At the TLDPM, development partners and the Timorese government agreed to set up new systems to monitor development projects in order to make aid more effective. Some of the new mechanisms include annual action plans for each sector and quarterly meetings on progress for stakeholders in each sector.

The meeting also discussed the challenges facing development in Timor-Leste, with concerns raised about the poor quality of education, the weak justice system and lack of human resources within government institutions.

Prime Minister Xanana Gusmao said there was now a strong commitment from development partners to achieving goals in the government's 2010 Strategic Development Plan. "The challenges to development can be overcome if we work together responsibly and with strong commitment," he said.

European Commission Director Gerhard Sabathil called on the Timorese government to give ministries enough resources to contribute to quarterly meetings.

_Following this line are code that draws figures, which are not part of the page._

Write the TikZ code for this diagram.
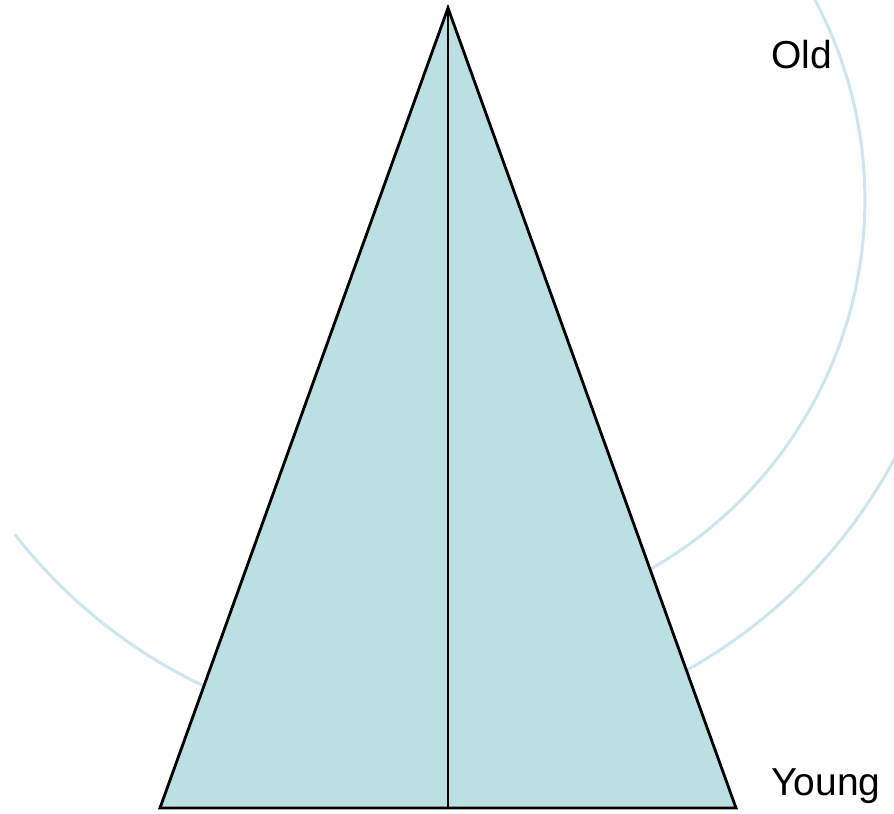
\documentclass[tikz,border=0pt]{standalone}
\usepackage{fontspec}
\setmainfont{Liberation Sans}
\definecolor{pyrfill}{RGB}{188,223,227}
\definecolor{swoosh}{RGB}{205,229,238}
\begin{document}
\begin{tikzpicture}[
  x=0.02cm, y=0.02cm,
  swirl/.style={draw=swoosh, line width=1.7pt},
  side/.style={draw=black, line width=1.6pt, line join=miter},
  lbl/.style={font=\fontsize{22.2}{25}\selectfont, inner sep=0pt, anchor=base west}
]
\useasboundingbox (0,0) rectangle (894,814);
% background swooshes
\begin{scope}
\clip (0,0) rectangle (894,814);
\coordinate (c1) at (440,614);
\coordinate (c2) at (430,604);
\draw[swirl] ([shift={(35:8.5cm)}]c1) arc[start angle=35, end angle=-70, radius=8.5cm];
\draw[swirl] ([shift={(218:10.54cm)}]c2) arc[start angle=218, end angle=345, radius=10.54cm];
\end{scope}
% pyramid
\coordinate (top) at (448,806);
\coordinate (bl) at (160,6);
\coordinate (br) at (736,6);
\coordinate (bm) at (448,6);
\fill[pyrfill] (top) -- (br) -- (bl) -- cycle;
\draw[side] (top) -- (br) -- (bl) -- cycle;
\draw[side] (top) -- (bm);
% labels
\node[lbl] (old) at (771,745) {Old};
\node[lbl] (young) at (771,18) {Young};
\end{tikzpicture}
\end{document}
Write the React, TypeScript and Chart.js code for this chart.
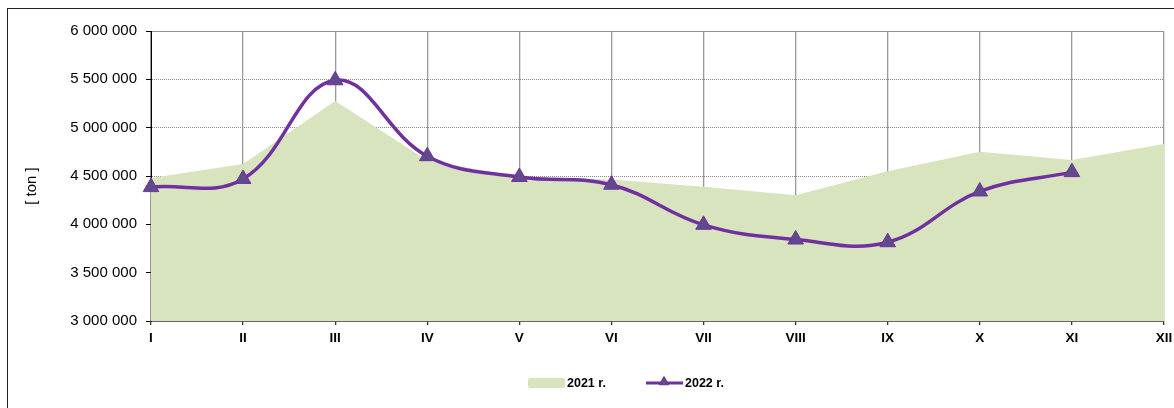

"There needs to be a greater understanding that coordination is a resource intensive undertaking, it cannot be effective unless adequate human resources are actually committed," he said. Dr Sabathil also called on each ministry to create their own capacity building plans so donors can support them better.

Head of AusAID Vincent Ashcroft said Timor had made a lot of progress, especially in the area of economic growth, but said it could take a long time for these benefits to reach people.

"Growth itself will take a long time to make a difference to the lives of poor people and growth as a measure doesn't tell us much about inequality or people's lives."